SUPPLIED MATERIAL
---------------

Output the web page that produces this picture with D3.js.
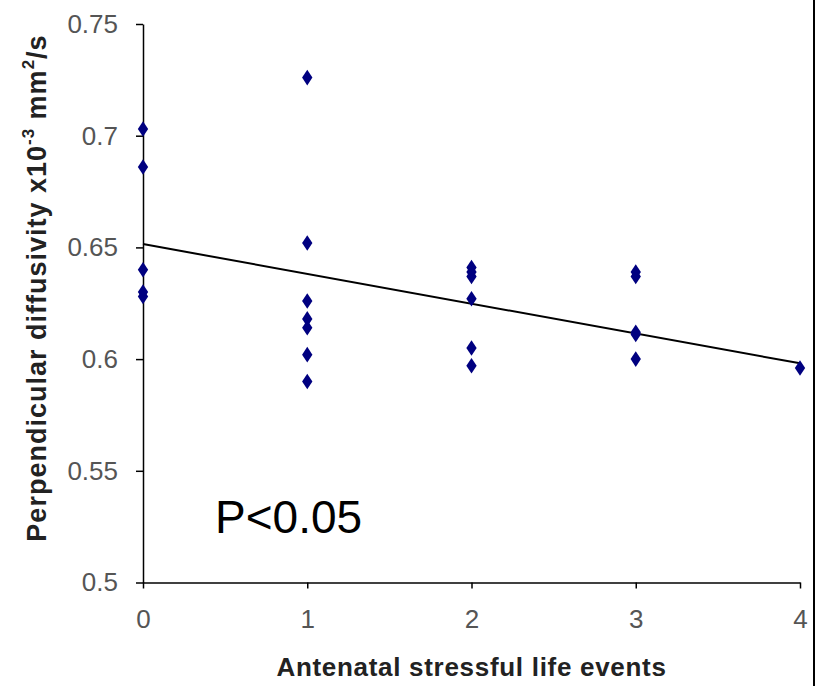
<!DOCTYPE html>
<html>
<head>
<meta charset="utf-8">
<script src="https://cdn.jsdelivr.net/npm/d3@7"></script>
<style>
  body { margin: 0; background: #fff; }
  svg { display: block; font-family: "Liberation Sans", Arial, sans-serif; }
</style>
</head>
<body>
<div id="chart"></div>
<script>
// data
var events = [0, 0, 0, 0, 0,
  1, 1, 1, 1, 1, 1, 1,
  2, 2, 2, 2, 2, 2,
  3, 3, 3, 3, 3,
  4];
var diffusivity = [0.703, 0.686, 0.640, 0.630, 0.628,
  0.726, 0.652, 0.626, 0.618, 0.614, 0.602, 0.590,
  0.641, 0.639, 0.637, 0.627, 0.605, 0.597,
  0.639, 0.637, 0.612, 0.611, 0.600,
  0.596];
var trendX = [0, 4];
var trendY = [0.6515, 0.5981];
var xTicks = [0, 1, 2, 3, 4];
var yTicks = [0.5, 0.55, 0.6, 0.65, 0.7, 0.75];

var width = 817, height = 686;
var margin = {top: 24, right: 17, bottom: 103.5, left: 143};

var svg = d3.select("#chart").append("svg")
  .attr("width", width)
  .attr("height", height);

var x = d3.scaleLinear().domain([0, 4]).range([margin.left, width - margin.right]);
var y = d3.scaleLinear().domain([0.5, 0.75]).range([height - margin.bottom, margin.top]);

//axes
var xAxis = d3.axisBottom(x)
  .tickValues(xTicks)
  .tickFormat(d3.format("d"))
  .tickSizeInner(6)
  .tickSizeOuter(0)
  .tickPadding(21);
var yAxis = d3.axisLeft(y)
  .tickValues(yTicks)
  .tickFormat(function(d) { return String(d); })
  .tickSizeInner(7)
  .tickSizeOuter(0)
  .tickPadding(18);

var gx = svg.append("g")
  .attr("transform", "translate(0," + y(0.5) + ")")
  .call(xAxis);
var gy = svg.append("g")
  .attr("transform", "translate(" + x(0) + ",0)")
  .call(yAxis);

[gx, gy].forEach(function(g) {
  g.select(".domain").attr("stroke", "#000").attr("stroke-width", 1.5);
  g.selectAll(".tick line").attr("stroke", "#000").attr("stroke-width", 1.5);
  g.selectAll(".tick text")
    .attr("fill", "#555")
    .style("font-size", "26px")
    .style("font-family", "'Liberation Sans', Arial, sans-serif");
});

// trend line
svg.append("line")
  .attr("x1", x(trendX[0])).attr("y1", y(trendY[0]))
  .attr("x2", x(trendX[1])).attr("y2", y(trendY[1]))
  .attr("stroke", "#000")
  .attr("stroke-width", 2);

// points
var diamond = d3.symbol().type(d3.symbolDiamond).size(70);
svg.append("g").selectAll("path")
  .data(events)
  .enter().append("path")
  .attr("d", diamond)
  .attr("transform", function(d, i) { return "translate(" + x(d) + "," + y(diffusivity[i]) + ") scale(1.15,1)"; })
  .attr("fill", "#000080");

// axis titles
svg.append("text")
  .attr("x", (x(0) + x(4)) / 2)
  .attr("y", 676)
  .attr("text-anchor", "middle")
  .style("font-size", "26px")
  .style("font-weight", "bold")
  .style("letter-spacing", "0.7px")
  .attr("fill", "#222")
  .text("Antenatal stressful life events");

var yl = svg.append("text")
  .attr("transform", "translate(46," + 288 + ") rotate(-90)")
  .attr("text-anchor", "middle")
  .style("font-size", "27px")
  .style("font-weight", "bold")
  .style("letter-spacing", "1px")
  .attr("fill", "#222");
yl.append("tspan").text("Perpendicular diffusivity x10");
yl.append("tspan").attr("dy", -12).style("font-size", "17px").text("-3");
yl.append("tspan").attr("dy", 12).text(" mm");
yl.append("tspan").attr("dy", -12).style("font-size", "17px").text("2");
yl.append("tspan").attr("dy", 12).text("/s");

// annotation
svg.append("text")
  .attr("x", 215)
  .attr("y", 533)
  .style("font-size", "46px")
  .attr("fill", "#000")
  .text("P<0.05");

// right border line
svg.append("line")
  .attr("x1", 814).attr("x2", 814)
  .attr("y1", 0).attr("y2", height)
  .attr("stroke", "#000")
  .attr("stroke-width", 2);
</script>
</body>
</html>
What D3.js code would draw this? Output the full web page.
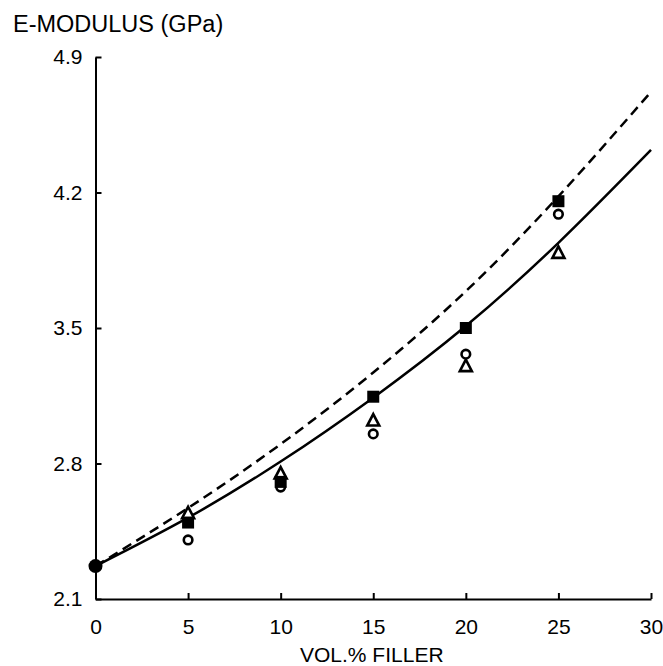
<!DOCTYPE html>
<html lang="en">
<head>
  <meta charset="UTF-8">
  <title>E-modulus vs filler</title>
  <script src="https://d3js.org/d3.v7.min.js"></script>
  <style>
    body { margin: 0; background: #fff; }
    text { font-family: "Liberation Sans", Arial, sans-serif; fill: #000; }
  </style>
</head>
<body>
  <div id="my_dataviz"></div>
  <script>

    // values
    var xTicks = [0, 5, 10, 15, 20, 25, 30];
    var yTicks = [2.1, 2.8, 3.5, 4.2, 4.9];

    // model curves (sampled every 5 vol.%)
    var curveX = [0, 5, 10, 15, 20, 25, 30];
    var solidY = [2.27, 2.52, 2.81, 3.14, 3.51, 3.94, 4.42];
    var dashedY = [2.27, 2.57, 2.90, 3.27, 3.69, 4.18, 4.72];

    // measured points
    var matrixX = [0], matrixY = [2.27];
    var pointX = [5, 10, 15, 20, 25];
    var squareY = [2.495, 2.705, 3.145, 3.50, 4.155];
    var circleY = [2.405, 2.678, 2.953, 3.365, 4.088];
    var triangleY = [2.543, 2.748, 3.022, 3.303, 3.888];

    var margin = { top: 57, right: 12, bottom: 67, left: 95.5 };

    var svg = d3.select("#my_dataviz")
      .append("svg")
      .attr("width", 663)
      .attr("height", 666)
      .append("g")
      .attr("transform", "translate(" + margin.left + "," + margin.top + ")");

    var x = d3.scaleLinear().domain([0, 30]).range([0, 555.5]);
    var y = d3.scaleLinear().domain([2.1, 4.9]).range([542, 0]);

    // axes, ticks pointing inwards
    var xAxis = svg.append("g")
      .attr("transform", "translate(0," + y(2.1) + ")")
      .call(d3.axisBottom(x).tickValues(xTicks).tickSizeInner(-6).tickSizeOuter(0).tickPadding(16).tickFormat(d3.format("d")));
    var yAxis = svg.append("g")
      .call(d3.axisLeft(y).tickValues(yTicks).tickSizeInner(-6).tickSizeOuter(0).tickPadding(13).tickFormat(d3.format(".1f")));

    [xAxis, yAxis].forEach(function (a) {
      a.select(".domain").attr("stroke", "#000").attr("stroke-width", 2);
      a.selectAll(".tick line").attr("stroke", "#000").attr("stroke-width", 2);
      a.selectAll(".tick text").style("font-size", "21px").attr("fill", "#000");
    });
    xAxis.selectAll(".tick text").attr("dy", "0.9em");

    // curves
    var line = d3.line()
      .x(function (d) { return x(d[0]); })
      .y(function (d) { return y(d[1]); })
      .curve(d3.curveNatural);

    svg.append("path")
      .datum(d3.zip(curveX, dashedY))
      .attr("d", line)
      .attr("fill", "none")
      .attr("stroke", "#000")
      .attr("stroke-width", 2.5)
      .attr("stroke-dasharray", "10,6");

    svg.append("path")
      .datum(d3.zip(curveX, solidY))
      .attr("d", line)
      .attr("fill", "none")
      .attr("stroke", "#000")
      .attr("stroke-width", 2.5);

    // markers
    svg.selectAll(".tri")
      .data(d3.zip(pointX, triangleY))
      .enter().append("path")
      .attr("transform", function (d) { return "translate(" + x(d[0]) + "," + y(d[1]) + ")"; })
      .attr("d", "M0,-6.5L6,5L-6,5Z")
      .attr("fill", "#fff")
      .attr("stroke", "#000")
      .attr("stroke-width", 2.6);

    svg.selectAll(".circ")
      .data(d3.zip(pointX, circleY))
      .enter().append("circle")
      .attr("cx", function (d) { return x(d[0]); })
      .attr("cy", function (d) { return y(d[1]); })
      .attr("r", 4.3)
      .attr("fill", "#fff")
      .attr("stroke", "#000")
      .attr("stroke-width", 2.6);

    svg.selectAll(".sq")
      .data(d3.zip(pointX, squareY))
      .enter().append("rect")
      .attr("x", function (d) { return x(d[0]) - 6; })
      .attr("y", function (d) { return y(d[1]) - 6; })
      .attr("width", 12)
      .attr("height", 12)
      .attr("fill", "#000");

    svg.selectAll(".dot")
      .data(d3.zip(matrixX, matrixY))
      .enter().append("circle")
      .attr("cx", function (d) { return x(d[0]); })
      .attr("cy", function (d) { return y(d[1]); })
      .attr("r", 7)
      .attr("fill", "#000");

    // axis titles
    svg.append("text")
      .attr("x", 13 - margin.left)
      .attr("y", 32 - margin.top)
      .style("font-size", "23.5px")
      .text("E-MODULUS (GPa)");

    svg.append("text")
      .attr("x", 300 - margin.left)
      .attr("y", 662 - margin.top)
      .style("font-size", "21px")
      .text("VOL.% FILLER");

  </script>
</body>
</html>
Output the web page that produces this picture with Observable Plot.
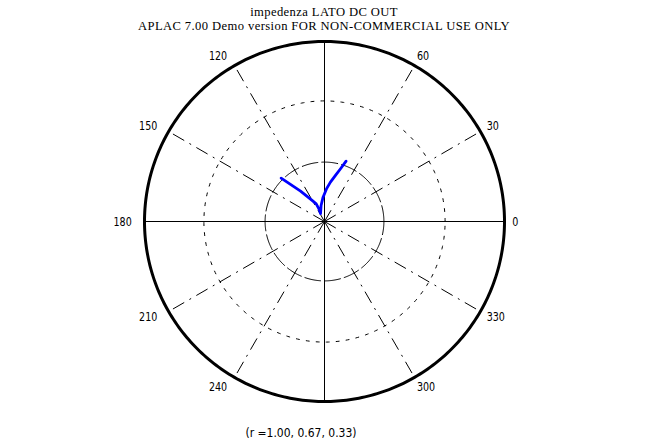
<!DOCTYPE html>
<html>
<head>
<meta charset="utf-8">
<script src="https://cdn.jsdelivr.net/npm/d3@7"></script>
<script src="https://cdn.jsdelivr.net/npm/@observablehq/plot@0.6"></script>
<style>
  html, body { margin: 0; padding: 0; background: #fff; }
  body { width: 648px; height: 448px; position: relative; overflow: hidden; }
  #title { position: absolute; left: 0; top: 4.5px; width: 648px; text-align: center;
           font-family: "Liberation Serif", "Times New Roman", serif; font-size: 12.6px; letter-spacing: 0.4px;
           line-height: 14px; color: #000; }
  #title div { white-space: nowrap; }
  #chart { position: absolute; left: 0; top: 34px; }
  #caption { position: absolute; left: 201px; width: 200px; top: 427px; text-align: center;
             font-family: "DejaVu Sans Condensed", sans-serif; font-size: 12px;
             line-height: 13px; color: #000; }
</style>
</head>
<body>
<div id="title"><div>impedenza LATO DC OUT</div><div>APLAC 7.00 Demo version FOR NON-COMMERCIAL USE ONLY</div></div>
<div id="chart"></div>
<div id="caption">(r =1.00, 0.67, 0.33)</div>
<script>
// ---- data ----
const gridRadii = [1.00, 0.67, 0.33];
const axisAngles = [0, 90, 180, 270];
const spokeAngles = [30, 60, 120, 150, 210, 240, 300, 330];
const labelAngles = [0, 30, 60, 120, 150, 180, 210, 240, 300, 330];
const labelTexts = ["0", "30", "60", "120", "150", "180", "210", "240", "300", "330"];
// impedance trace, normalized (real, imaginary)
const traceRe = [-0.241, -0.189, -0.133, -0.069, -0.046, -0.031, -0.022, -0.019, -0.008, 0.011, 0.033, 0.061, 0.089, 0.120];
const traceIm = [0.241, 0.206, 0.169, 0.117, 0.098, 0.070, 0.044, 0.089, 0.135, 0.181, 0.219, 0.256, 0.293, 0.335];

// ---- derived tables ----
const rad = d => d * Math.PI / 180;
const circle = r => d3.range(0, 361, 1).map(a => ({x: r * Math.cos(rad(a)), y: r * Math.sin(rad(a))}));
const rays = angs => angs.map(a => ({x1: 0, y1: 0, x2: Math.cos(rad(a)), y2: Math.sin(rad(a))}));
const labelR = 1.06;
const labels = labelAngles.map((a, i) => ({
  x: labelR * Math.cos(rad(a)), y: labelR * Math.sin(rad(a)), text: labelTexts[i], left: Math.cos(rad(a)) < -0.01
}));
const trace = traceRe.map((re, i) => ({re, im: traceIm[i]}));

const W = 648, H = 380, R = 180, cx = 324, cy = 187;
const labelFont = "DejaVu Sans Condensed, sans-serif";
const chart = Plot.plot({
  width: W, height: H,
  margin: 0,
  x: {domain: [-cx / R, (W - cx) / R], axis: null},
  y: {domain: [-(H - cy) / R, cy / R], axis: null},
  style: {background: "#fff", overflow: "visible"},
  marks: [
    Plot.line(circle(gridRadii[2]), {x: "x", y: "y", stroke: "#000", strokeWidth: 1, strokeDasharray: "16,4"}),
    Plot.line(circle(gridRadii[1]), {x: "x", y: "y", stroke: "#000", strokeWidth: 1, strokeDasharray: "3,7"}),
    Plot.link(rays(spokeAngles), {x1: "x1", y1: "y1", x2: "x2", y2: "y2", stroke: "#000", strokeWidth: 1, strokeDasharray: "13,6,2,6"}),
    Plot.link(rays(axisAngles), {x1: "x1", y1: "y1", x2: "x2", y2: "y2", stroke: "#000", strokeWidth: 1}),
    Plot.line(circle(gridRadii[0]), {x: "x", y: "y", stroke: "#000", strokeWidth: 3}),
    Plot.text(labels.filter(d => !d.left), {x: "x", y: "y", text: "text", textAnchor: "start", dx: -3,
      fontFamily: labelFont, fontSize: 12.5, fill: "#000", className: "alabel"}),
    Plot.text(labels.filter(d => d.left), {x: "x", y: "y", text: "text", textAnchor: "end", dx: -2,
      fontFamily: labelFont, fontSize: 12.5, fill: "#000", className: "alabel"}),
    Plot.line(trace, {x: "re", y: "im", stroke: "#0000ff", strokeWidth: 2.8, curve: "linear"})
  ]
});
document.getElementById("chart").appendChild(chart);
// narrow the angle labels a little, like the original's condensed bitmap font
d3.select(chart).selectAll(".alabel text").each(function() {
  const w = this.getComputedTextLength();
  if (w > 0) {
    this.setAttribute("textLength", (w * 0.85).toFixed(1));
    this.setAttribute("lengthAdjust", "spacingAndGlyphs");
  }
});
</script>
</body>
</html>
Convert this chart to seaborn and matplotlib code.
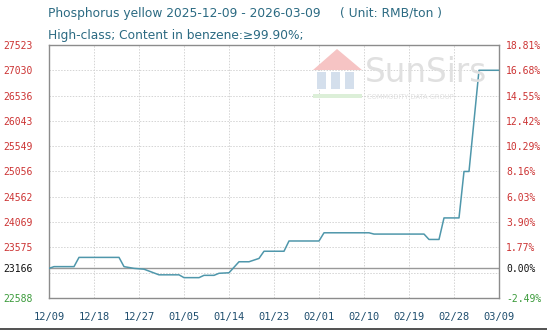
import matplotlib
matplotlib.use("Agg")
import matplotlib.pyplot as plt
from matplotlib.patches import Polygon, Rectangle
from matplotlib.lines import Line2D
import seaborn as sns
import pandas as pd

# ---- data ----
dates = ["2025-12-09", "2025-12-10", "2025-12-14", "2025-12-15", "2025-12-23",
         "2025-12-24", "2025-12-26", "2025-12-28", "2025-12-31", "2026-01-04",
         "2026-01-05", "2026-01-08", "2026-01-09", "2026-01-11", "2026-01-12",
         "2026-01-14", "2026-01-16", "2026-01-18", "2026-01-20", "2026-01-21",
         "2026-01-25", "2026-01-26", "2026-02-01", "2026-02-02", "2026-02-11",
         "2026-02-12", "2026-02-22", "2026-02-23", "2026-02-25", "2026-02-26",
         "2026-03-01", "2026-03-02", "2026-03-03", "2026-03-05", "2026-03-09"]
prices = [23166, 23200, 23200, 23380, 23380,
          23200, 23166, 23150, 23040, 23040,
          22985, 22985, 23030, 23030, 23070,
          23080, 23295, 23295, 23360, 23500,
          23500, 23700, 23700, 23860, 23860,
          23835, 23835, 23730, 23730, 24150,
          24150, 25056, 25056, 27030, 27030]

base_value = 23166
y_ticks = [22588, 23166, 23575, 24069, 24562, 25056, 25549, 26043, 26536, 27030, 27523]
y_labels_left = ["22588", "23166", "23575", "24069", "24562", "25056", "25549", "26043", "26536", "27030", "27523"]
y_labels_right = ["-2.49%", "0.00%", "1.77%", "3.90%", "6.03%", "8.16%", "10.29%", "12.42%", "14.55%", "16.68%", "18.81%"]
grid_extra = [23081.5]
x_ticks = ["2025-12-09", "2025-12-18", "2025-12-27", "2026-01-05", "2026-01-14", "2026-01-23",
           "2026-02-01", "2026-02-10", "2026-02-19", "2026-02-28", "2026-03-09"]
x_labels = ["12/09", "12/18", "12/27", "01/05", "01/14", "01/23", "02/01", "02/10", "02/19", "02/28", "03/09"]

title1 = "Phosphorus yellow 2025-12-09 - 2026-03-09     ( Unit: RMB/ton )"
title2 = "High-class; Content in benzene:\u226599.90%;"

df = pd.DataFrame({"date": pd.to_datetime(dates), "price": prices})

# ---- style ----
sns.set_theme(style="white")
plt.rcParams["font.family"] = ["DejaVu Sans"]

W, H = 547, 334
fig = plt.figure(figsize=(W / 100, H / 100), dpi=100)
fig.patch.set_facecolor("white")
ax = fig.add_axes([49 / W, 1 - 298 / H, (499 - 49) / W, (298 - 45) / H])
ax.set_facecolor("white")

# watermark
fig.patches.append(Polygon([[313 / W, 1 - 70 / H], [337 / W, 1 - 49 / H], [362 / W, 1 - 70 / H]],
                           closed=True, transform=fig.transFigure, facecolor="#f6c4c4",
                           edgecolor="none", zorder=0))
for xx in [317, 331, 345]:
    fig.patches.append(Rectangle((xx / W, 1 - 89 / H), 9 / W, 17 / H, transform=fig.transFigure,
                                 facecolor="#d4dfec", edgecolor="none", zorder=0))
fig.patches.append(Rectangle((313 / W, 1 - 98 / H), 49 / W, 4 / H, transform=fig.transFigure,
                             facecolor="#dcefd8", edgecolor="none", zorder=0))
fig.text(365 / W, 1 - 73 / H, "SunSirs", fontsize=23.5, color="#e0e0e0", va="center", ha="left",
         zorder=0)
fig.text(367 / W, 1 - 97 / H, "COMMODITY DATA GROUP", fontsize=4.8, color="#e0e0e0",
         va="center", ha="left", zorder=0)

# grid
for yv in y_ticks[2:-1] + grid_extra:
    ax.axhline(yv, color="#d4d4d4", lw=0.7, ls=(0, (1.5, 1.5)), zorder=1)
for xv in x_ticks[1:-1]:
    ax.axvline(pd.Timestamp(xv), color="#d4d4d4", lw=0.7, ls=(0, (1.5, 1.5)), zorder=1)
ax.axhline(base_value, color="#999999", lw=1.0, zorder=2)

sns.lineplot(data=df, x="date", y="price", ax=ax, color="#4f97ab", lw=1.1, zorder=3)

ax.set_xlim(pd.Timestamp(x_ticks[0]), pd.Timestamp(x_ticks[-1]))
ax.set_ylim(y_ticks[0], y_ticks[-1])
ax.set_xlabel("")
ax.set_ylabel("")
ax.set_xticks([pd.Timestamp(d) for d in x_ticks])
ax.set_xticklabels(x_labels, fontfamily="DejaVu Sans Mono", fontsize=7.5, color="#1f4e6e")
ax.set_yticks(y_ticks)
ax.set_yticklabels(y_labels_left, fontfamily="DejaVu Sans Mono", fontsize=7)
ax.tick_params(axis="x", length=0, pad=10)
ax.tick_params(axis="y", length=0, pad=11.5)
for s in ax.spines.values():
    s.set_color("#8c8c8c")
    s.set_linewidth(1.0)

ax2 = ax.twinx()
ax2.set_ylim(ax.get_ylim())
ax2.set_yticks(y_ticks)
ax2.set_yticklabels(y_labels_right, fontfamily="DejaVu Sans Mono", fontsize=7)
ax2.tick_params(axis="y", length=0, pad=5)
ax2.grid(False)
for s in ax2.spines.values():
    s.set_visible(False)

def color_for(lbl_idx):
    if lbl_idx == 0:
        return "#3a9a3a"
    if lbl_idx == 1:
        return "#111111"
    return "#cc3333"

for i, t in enumerate(ax.get_yticklabels()):
    t.set_color(color_for(i))
for i, t in enumerate(ax2.get_yticklabels()):
    t.set_color(color_for(i))

fig.text(48 / W, 1 - 13 / H, title1, fontsize=8.8, color="#2b6a82", va="center", ha="left")
fig.text(48 / W, 1 - 35 / H, title2, fontsize=8.8, color="#2b6a82", va="center", ha="left")

fig.add_artist(Line2D([0, 1], [1 - 329 / H, 1 - 329 / H], transform=fig.transFigure,
                      color="#333333", lw=1.2))

fig.savefig("out.png", dpi=100, facecolor="white")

---------------

SHORT EXERCISE
Extract exactly the lines running from the line containing "Convert this chart" to the line containing "import pandas as pd", with both end lines included and all pictures left out.

FINISHED TASK
Convert this chart to seaborn and matplotlib code.
import matplotlib
matplotlib.use("Agg")
import matplotlib.pyplot as plt
from matplotlib.patches import Polygon, Rectangle
from matplotlib.lines import Line2D
import seaborn as sns
import pandas as pd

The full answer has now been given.